Heraclitus Probably Didn't Say You Can't Step in the Same River Twice
The line everyone quotes was Plato's gloss. Heraclitus's surviving fragment says something subtler — and almost the opposite.
Around 500 BCE, Heraclitus of Ephesus wrote a book that survives only as roughly 130 disputed fragments, scattered across later authors who quoted him from memory or for their own purposes. The most famous line attributed to him — that you cannot step into the same river twice — is one of the ones he probably didn't write.
The fragment scholars consider authentic is catalogued as B12, preserved by Arius Didymus. Translated literally, it reads: "On those stepping into the same rivers, other and other waters flow." The structural point is the opposite of the Plato gloss. The river is one thing; the water moving through it is another. Sameness and change coexist — the river stays a river precisely because the water doesn't.

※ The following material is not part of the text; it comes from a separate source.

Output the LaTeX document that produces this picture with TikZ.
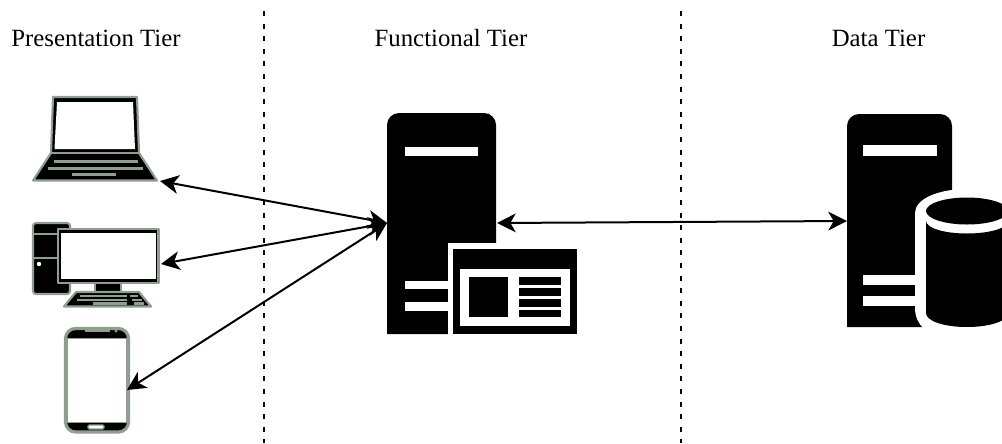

The "can't step twice" version comes from Plato's Cratylus, where Socrates says Heraclitus "compares the things that are to the flowing of a river," then adds that "you could not step twice into the same stream." That second clause is Plato's paraphrase, not a quotation. He was building a foil for his own theory of stable Forms, and a Heraclitus committed to total flux made a better foil than one who thought rivers were stable patterns of moving water.
Kirk and Marcovich, the standard editors of the fragments, flag the other supposed river quotes — B49a, B91 — as either Attic-dialect rewrites (Heraclitus wrote in Ionic) or admitted paraphrases. The pithy version traveled because it was pithy. The original survived because somebody copied it carefully.
The joke, twenty-five centuries on, is that the line meant to capture impermanence is itself a misquote that won't stop being repeated.